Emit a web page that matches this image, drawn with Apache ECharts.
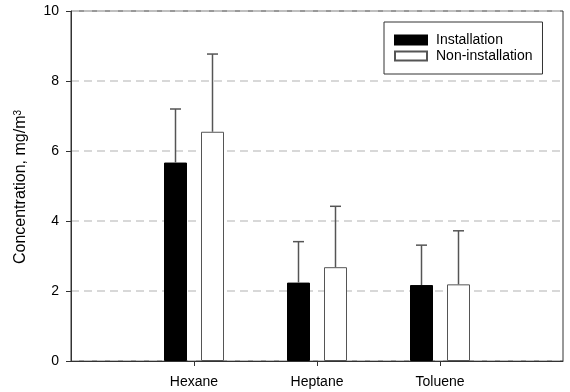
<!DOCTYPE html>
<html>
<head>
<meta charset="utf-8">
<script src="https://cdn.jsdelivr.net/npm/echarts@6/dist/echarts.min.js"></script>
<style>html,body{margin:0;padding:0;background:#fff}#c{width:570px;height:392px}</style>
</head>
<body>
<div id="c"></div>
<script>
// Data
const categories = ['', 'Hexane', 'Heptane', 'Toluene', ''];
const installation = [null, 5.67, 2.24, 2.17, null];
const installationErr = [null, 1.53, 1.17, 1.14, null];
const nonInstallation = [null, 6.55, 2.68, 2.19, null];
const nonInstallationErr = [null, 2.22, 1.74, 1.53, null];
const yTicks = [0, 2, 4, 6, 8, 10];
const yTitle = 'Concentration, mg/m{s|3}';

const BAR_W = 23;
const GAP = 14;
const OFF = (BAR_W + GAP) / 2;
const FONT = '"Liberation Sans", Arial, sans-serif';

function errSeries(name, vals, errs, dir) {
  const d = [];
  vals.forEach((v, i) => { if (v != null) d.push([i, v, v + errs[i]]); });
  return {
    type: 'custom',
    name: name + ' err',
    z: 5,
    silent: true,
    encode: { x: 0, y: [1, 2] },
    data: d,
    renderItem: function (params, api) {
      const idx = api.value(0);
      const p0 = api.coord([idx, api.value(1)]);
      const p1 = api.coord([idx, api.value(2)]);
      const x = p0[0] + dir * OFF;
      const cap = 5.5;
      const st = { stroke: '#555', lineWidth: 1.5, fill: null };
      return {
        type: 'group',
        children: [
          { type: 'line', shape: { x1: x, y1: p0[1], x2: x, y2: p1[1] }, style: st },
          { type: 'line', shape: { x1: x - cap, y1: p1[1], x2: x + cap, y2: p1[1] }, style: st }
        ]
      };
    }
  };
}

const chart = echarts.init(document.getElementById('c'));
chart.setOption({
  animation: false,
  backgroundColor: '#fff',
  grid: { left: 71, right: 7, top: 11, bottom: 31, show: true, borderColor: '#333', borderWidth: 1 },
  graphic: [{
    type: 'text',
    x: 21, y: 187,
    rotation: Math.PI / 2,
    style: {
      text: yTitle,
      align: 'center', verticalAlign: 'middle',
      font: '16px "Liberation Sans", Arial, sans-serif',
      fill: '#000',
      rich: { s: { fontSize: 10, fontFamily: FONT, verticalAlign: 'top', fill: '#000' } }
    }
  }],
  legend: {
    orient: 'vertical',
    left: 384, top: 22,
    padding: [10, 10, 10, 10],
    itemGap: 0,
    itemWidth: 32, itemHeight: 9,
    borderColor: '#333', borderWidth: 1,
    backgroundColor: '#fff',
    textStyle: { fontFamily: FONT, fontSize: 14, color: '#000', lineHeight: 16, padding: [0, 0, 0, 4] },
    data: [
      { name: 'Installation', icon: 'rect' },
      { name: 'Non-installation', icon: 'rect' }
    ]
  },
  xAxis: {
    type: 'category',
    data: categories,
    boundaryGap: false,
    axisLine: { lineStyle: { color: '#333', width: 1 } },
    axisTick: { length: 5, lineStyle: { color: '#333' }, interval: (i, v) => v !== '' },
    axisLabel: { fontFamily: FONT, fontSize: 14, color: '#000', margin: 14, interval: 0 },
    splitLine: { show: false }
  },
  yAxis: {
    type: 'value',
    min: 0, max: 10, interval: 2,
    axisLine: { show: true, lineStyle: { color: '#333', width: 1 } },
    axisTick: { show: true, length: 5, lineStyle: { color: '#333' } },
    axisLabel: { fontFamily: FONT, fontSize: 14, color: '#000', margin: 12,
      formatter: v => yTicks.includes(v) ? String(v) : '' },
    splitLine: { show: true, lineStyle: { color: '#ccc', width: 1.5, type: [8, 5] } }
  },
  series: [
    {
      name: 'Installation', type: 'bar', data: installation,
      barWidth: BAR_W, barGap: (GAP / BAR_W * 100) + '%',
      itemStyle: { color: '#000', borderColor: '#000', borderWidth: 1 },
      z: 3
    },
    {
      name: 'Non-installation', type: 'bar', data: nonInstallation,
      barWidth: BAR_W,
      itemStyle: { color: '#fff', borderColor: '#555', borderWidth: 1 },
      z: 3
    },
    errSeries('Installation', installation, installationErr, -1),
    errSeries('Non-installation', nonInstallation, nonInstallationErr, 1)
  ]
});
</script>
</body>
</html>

============================================================

→ Stated task:
Copy out the listing exactly as it stands, but not the pictures.

→ Output of the task:
Emit a web page that matches this image, drawn with Apache ECharts.
<!DOCTYPE html>
<html>
<head>
<meta charset="utf-8">
<script src="https://cdn.jsdelivr.net/npm/echarts@6/dist/echarts.min.js"></script>
<style>html,body{margin:0;padding:0;background:#fff}#c{width:570px;height:392px}</style>
</head>
<body>
<div id="c"></div>
<script>
// Data
const categories = ['', 'Hexane', 'Heptane', 'Toluene', ''];
const installation = [null, 5.67, 2.24, 2.17, null];
const installationErr = [null, 1.53, 1.17, 1.14, null];
const nonInstallation = [null, 6.55, 2.68, 2.19, null];
const nonInstallationErr = [null, 2.22, 1.74, 1.53, null];
const yTicks = [0, 2, 4, 6, 8, 10];
const yTitle = 'Concentration, mg/m{s|3}';

const BAR_W = 23;
const GAP = 14;
const OFF = (BAR_W + GAP) / 2;
const FONT = '"Liberation Sans", Arial, sans-serif';

function errSeries(name, vals, errs, dir) {
  const d = [];
  vals.forEach((v, i) => { if (v != null) d.push([i, v, v + errs[i]]); });
  return {
    type: 'custom',
    name: name + ' err',
    z: 5,
    silent: true,
    encode: { x: 0, y: [1, 2] },
    data: d,
    renderItem: function (params, api) {
      const idx = api.value(0);
      const p0 = api.coord([idx, api.value(1)]);
      const p1 = api.coord([idx, api.value(2)]);
      const x = p0[0] + dir * OFF;
      const cap = 5.5;
      const st = { stroke: '#555', lineWidth: 1.5, fill: null };
      return {
        type: 'group',
        children: [
          { type: 'line', shape: { x1: x, y1: p0[1], x2: x, y2: p1[1] }, style: st },
          { type: 'line', shape: { x1: x - cap, y1: p1[1], x2: x + cap, y2: p1[1] }, style: st }
        ]
      };
    }
  };
}

const chart = echarts.init(document.getElementById('c'));
chart.setOption({
  animation: false,
  backgroundColor: '#fff',
  grid: { left: 71, right: 7, top: 11, bottom: 31, show: true, borderColor: '#333', borderWidth: 1 },
  graphic: [{
    type: 'text',
    x: 21, y: 187,
    rotation: Math.PI / 2,
    style: {
      text: yTitle,
      align: 'center', verticalAlign: 'middle',
      font: '16px "Liberation Sans", Arial, sans-serif',
      fill: '#000',
      rich: { s: { fontSize: 10, fontFamily: FONT, verticalAlign: 'top', fill: '#000' } }
    }
  }],
  legend: {
    orient: 'vertical',
    left: 384, top: 22,
    padding: [10, 10, 10, 10],
    itemGap: 0,
    itemWidth: 32, itemHeight: 9,
    borderColor: '#333', borderWidth: 1,
    backgroundColor: '#fff',
    textStyle: { fontFamily: FONT, fontSize: 14, color: '#000', lineHeight: 16, padding: [0, 0, 0, 4] },
    data: [
      { name: 'Installation', icon: 'rect' },
      { name: 'Non-installation', icon: 'rect' }
    ]
  },
  xAxis: {
    type: 'category',
    data: categories,
    boundaryGap: false,
    axisLine: { lineStyle: { color: '#333', width: 1 } },
    axisTick: { length: 5, lineStyle: { color: '#333' }, interval: (i, v) => v !== '' },
    axisLabel: { fontFamily: FONT, fontSize: 14, color: '#000', margin: 14, interval: 0 },
    splitLine: { show: false }
  },
  yAxis: {
    type: 'value',
    min: 0, max: 10, interval: 2,
    axisLine: { show: true, lineStyle: { color: '#333', width: 1 } },
    axisTick: { show: true, length: 5, lineStyle: { color: '#333' } },
    axisLabel: { fontFamily: FONT, fontSize: 14, color: '#000', margin: 12,
      formatter: v => yTicks.includes(v) ? String(v) : '' },
    splitLine: { show: true, lineStyle: { color: '#ccc', width: 1.5, type: [8, 5] } }
  },
  series: [
    {
      name: 'Installation', type: 'bar', data: installation,
      barWidth: BAR_W, barGap: (GAP / BAR_W * 100) + '%',
      itemStyle: { color: '#000', borderColor: '#000', borderWidth: 1 },
      z: 3
    },
    {
      name: 'Non-installation', type: 'bar', data: nonInstallation,
      barWidth: BAR_W,
      itemStyle: { color: '#fff', borderColor: '#555', borderWidth: 1 },
      z: 3
    },
    errSeries('Installation', installation, installationErr, -1),
    errSeries('Non-installation', nonInstallation, nonInstallationErr, 1)
  ]
});
</script>
</body>
</html>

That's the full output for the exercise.